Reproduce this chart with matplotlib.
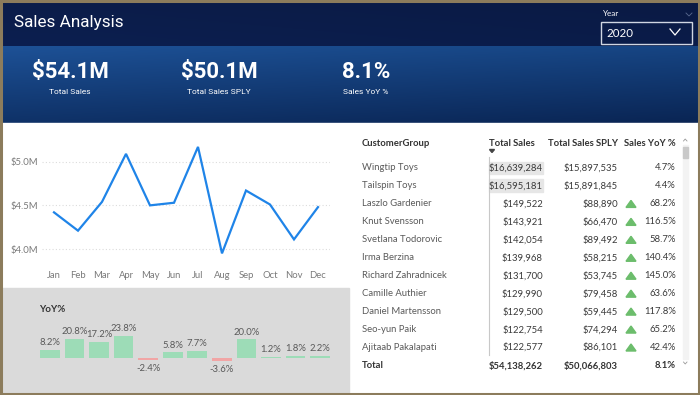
import matplotlib
matplotlib.use('Agg')
import matplotlib.pyplot as plt
import numpy as np
from matplotlib import font_manager as fm
from matplotlib.patches import Rectangle, Polygon

# ---------------- data ----------------
months = ['Jan', 'Feb', 'Mar', 'Apr', 'May', 'Jun', 'Jul', 'Aug', 'Sep', 'Oct', 'Nov', 'Dec']
monthly_sales_m = [4.42, 4.21, 4.54, 5.09, 4.50, 4.53, 5.17, 3.95, 4.67, 4.51, 4.11, 4.48]
y_ticks = [4.0, 4.5, 5.0]
y_tick_labels = ['$4.0M', '$4.5M', '$5.0M']

yoy_pct = [8.2, 20.8, 17.2, 23.8, -2.4, 5.8, 7.7, -3.6, 20.0, 1.2, 1.8, 2.2]

kpi_values = ['$54.1M', '$50.1M', '8.1%']
kpi_labels = ['Total Sales', 'Total Sales SPLY', 'Sales YoY %']

table_headers = ['CustomerGroup', 'Total Sales', 'Total Sales SPLY', 'Sales YoY %']
customers = ['Wingtip Toys', 'Tailspin Toys', 'Laszlo Gardenier', 'Knut Svensson',
             'Svetlana Todorovic', 'Irma Berzina', 'Richard Zahradnicek', 'Camille Authier',
             'Daniel Martensson', 'Seo-yun Paik', 'Ajitaab Pakalapati']
total_sales = [16639284, 16595181, 149522, 143921, 142054, 139968, 131700, 129990,
               129500, 122754, 122577]
total_sales_sply = [15897535, 15891845, 88890, 66470, 89492, 58215, 53745, 79458,
                    59445, 74294, 86101]
sales_yoy = [4.7, 4.4, 68.2, 116.5, 58.7, 140.4, 145.0, 63.6, 117.8, 65.2, 42.4]
total_label = 'Total'
total_sales_sum = 54138262
total_sply_sum = 50066803
total_yoy = 8.1

title = 'Sales Analysis'
slicer_label = 'Year'
slicer_value = '2020'

# ---------------- fonts ----------------
def pick(names, default='DejaVu Sans'):
    for n in names:
        try:
            fm.findfont(fm.FontProperties(family=n), fallback_to_default=False)
            return n
        except Exception:
            pass
    return default

BODY = pick(['Lato', 'Open Sans', 'Noto Sans'])
NARROW = pick(['Roboto', 'Liberation Sans'])
plt.rcParams['font.family'] = [BODY, 'DejaVu Sans']

W, H = 700, 395
fig = plt.figure(figsize=(W / 100, H / 100), dpi=100)


def rect(l, t, r, b):
    return [l / W, 1 - b / H, (r - l) / W, (b - t) / H]


bg = fig.add_axes([0, 0, 1, 1], zorder=0)
bg.axis('off')


def grad(h, w, c_tl, c_tr, c_bl, c_br):
    c = [np.array(matplotlib.colors.to_rgb(x)) for x in (c_tl, c_tr, c_bl, c_br)]
    yy, xx = np.mgrid[0:1:h * 1j, 0:1:w * 1j]
    img = ((1 - yy)[..., None] * ((1 - xx)[..., None] * c[0] + xx[..., None] * c[1]) +
           yy[..., None] * ((1 - xx)[..., None] * c[2] + xx[..., None] * c[3]))
    return img


bg.imshow(grad(20, 100, '#0c1d4a', '#0a1a44', '#0c1f50', '#0a1c49'),
          extent=[0, W, 46, 0], aspect='auto', interpolation='bilinear')
bg.imshow(grad(40, 100, '#1d5196', '#164482', '#0f3268', '#0a2554'),
          extent=[0, W, 123, 46], aspect='auto', interpolation='bilinear')
bg.add_patch(Rectangle((0, 123), W, H - 123, color='white', zorder=0))
bg.add_patch(Rectangle((0, 288), 349, H - 288, color='#dadada', zorder=0.5))
bg.set_xlim(0, W)
bg.set_ylim(H, 0)

# title + slicer
bg.text(14, 22, title, color='white', fontsize=12.3, family=NARROW, va='center', ha='left')
bg.text(603, 14, slicer_label, color='white', fontsize=5.8, va='center', ha='left')
bg.add_patch(Rectangle((601, 22), 91, 22, fill=False, ec='#d0d6e2', lw=1))
bg.text(606, 33.5, slicer_value, color='white', fontsize=8.3, va='center', ha='left')
bg.plot([670, 675, 680], [29, 35, 29], color='white', lw=0.9)
bg.plot([686, 689, 692], [13, 16, 13], color='#5a6a90', lw=0.6)

# KPIs
kpi_x = [70, 219, 366]
for x, v, lab in zip(kpi_x, kpi_values, kpi_labels):
    bg.text(x, 72, v, color='white', fontsize=16, family=NARROW, weight='bold',
            ha='center', va='center')
    bg.text(x, 92.5, lab, color='white', fontsize=6.0, family=NARROW,
            ha='center', va='center')

# ---------------- line chart ----------------
la = fig.add_axes(rect(42, 140, 330, 258), zorder=2)
la.patch.set_alpha(0)
la.plot(range(len(months)), monthly_sales_m, color='#1f84e8', lw=1.6,
        solid_joinstyle='miter')
la.set_xlim(-0.5, 11.5)
la.set_ylim(3.897, 5.249)
la.set_xticks(range(len(months)), months)
la.set_yticks(y_ticks, y_tick_labels)
la.grid(axis='y', color='#dcdcdc', ls=(0, (1, 2)), lw=0.8)
for s in la.spines.values():
    s.set_visible(False)
la.tick_params(length=0, labelsize=6.8, labelcolor='#7a7a7a')
la.tick_params(axis='y', pad=3)
la.tick_params(axis='x', pad=9.5)

# ---------------- YoY bar chart ----------------
ba = fig.add_axes(rect(37.75, 320, 332.25, 380), zorder=2)
ba.patch.set_alpha(0)
cols = ['#9ddcb7' if v >= 0 else '#f1a5a5' for v in yoy_pct]
ba.bar(range(len(yoy_pct)), yoy_pct, width=0.8, color=cols)
for i, v in enumerate(yoy_pct):
    ba.annotate(f'{v:.1f}%', (i, v), xytext=(0, 2 if v >= 0 else -3),
                textcoords='offset points', ha='center',
                va='bottom' if v >= 0 else 'top', fontsize=6.8, color='#595959')
ba.set_xlim(-0.5, 11.5)
ba.set_ylim(-24.5, 41.4)
ba.axis('off')
bg.text(39, 310, 'YoY%', fontsize=7, color='#333333', weight='bold',
        ha='left', va='center')

# ---------------- table ----------------
hdr_y = 143
row_y0, row_dy = 168, 17.95
x_name, x_ts, x_sply, x_tri, x_yoy = 362, 543, 618, 631, 676
hcol = '#333333'
FS = 6.8
bg.text(x_name, hdr_y, table_headers[0], fontsize=FS, weight='bold', color=hcol,
        ha='left', va='center')
bg.text(535, hdr_y, table_headers[1], fontsize=FS, weight='bold', color=hcol,
        ha='right', va='center')
bg.text(x_sply, hdr_y, table_headers[2], fontsize=FS, weight='bold', color=hcol,
        ha='right', va='center')
bg.text(x_yoy, hdr_y, table_headers[3], fontsize=FS, weight='bold', color=hcol,
        ha='right', va='center')
bg.add_patch(Polygon([[489.5, 149.5], [494.5, 149.5], [492, 152.5]], closed=True,
                     color='#444444'))
bg.plot([488.5, 488.5], [157, 355], color='#c8c8c8', lw=0.8)

max_ts = max(total_sales)
for i, (n, ts, sp, yy) in enumerate(zip(customers, total_sales, total_sales_sply, sales_yoy)):
    y = row_y0 + i * row_dy
    if ts > 1_000_000:
        bg.add_patch(Rectangle((489, y - 6.5), 54 * ts / max_ts, 12.5,
                               color='#e6e6e6', zorder=0.8))
    bg.text(x_name, y, n, fontsize=FS, color='#5a5a5a', ha='left', va='center')
    bg.text(x_ts, y, f'${ts:,.0f}', fontsize=FS, color='#3a3a3a', ha='right', va='center')
    bg.text(x_sply, y, f'${sp:,.0f}', fontsize=FS, color='#3a3a3a', ha='right', va='center')
    bg.text(x_yoy, y, f'{yy:.1f}%', fontsize=FS, color='#3a3a3a', ha='right', va='center')
    if yy > 10:
        bg.add_patch(Polygon([[x_tri - 5, y + 3.5], [x_tri + 5, y + 3.5], [x_tri, y - 3.5]],
                             closed=True, color='#6cbd6c', zorder=3))

ty = 366
bg.text(x_name, ty, total_label, fontsize=FS, weight='bold', color=hcol, ha='left', va='center')
bg.text(x_ts, ty, f'${total_sales_sum:,.0f}', fontsize=FS, weight='bold', color=hcol,
        ha='right', va='center')
bg.text(x_sply, ty, f'${total_sply_sum:,.0f}', fontsize=FS, weight='bold', color=hcol,
        ha='right', va='center')
bg.text(x_yoy, ty, f'{total_yoy:.1f}%', fontsize=FS, weight='bold', color=hcol,
        ha='right', va='center')

# scrollbar
bg.add_patch(Rectangle((683, 145), 4.5, 214, color='#f3f3f3', zorder=0.8))
bg.add_patch(Rectangle((683, 147), 4.5, 11, color='#c9c9c9', zorder=0.9))
bg.plot([683.5, 685.2, 687], [141, 139, 141], color='#999999', lw=0.6)
bg.plot([683.5, 685.2, 687], [362, 364, 362], color='#999999', lw=0.6)

# outer frame
bg.add_patch(Rectangle((1, 1), W - 2, H - 2, fill=False, ec='#8c7c5c', lw=2.2, zorder=5))

fig.savefig('out.png', dpi=100)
________________________________________
• **Instruction**
Return nothing but the lines running from the start of the data to the line with "from matplotlib.patches import", please, both ends included and no pictures.

• **Output for this exercise**
Reproduce this chart with matplotlib.
import matplotlib
matplotlib.use('Agg')
import matplotlib.pyplot as plt
import numpy as np
from matplotlib import font_manager as fm
from matplotlib.patches import Rectangle, Polygon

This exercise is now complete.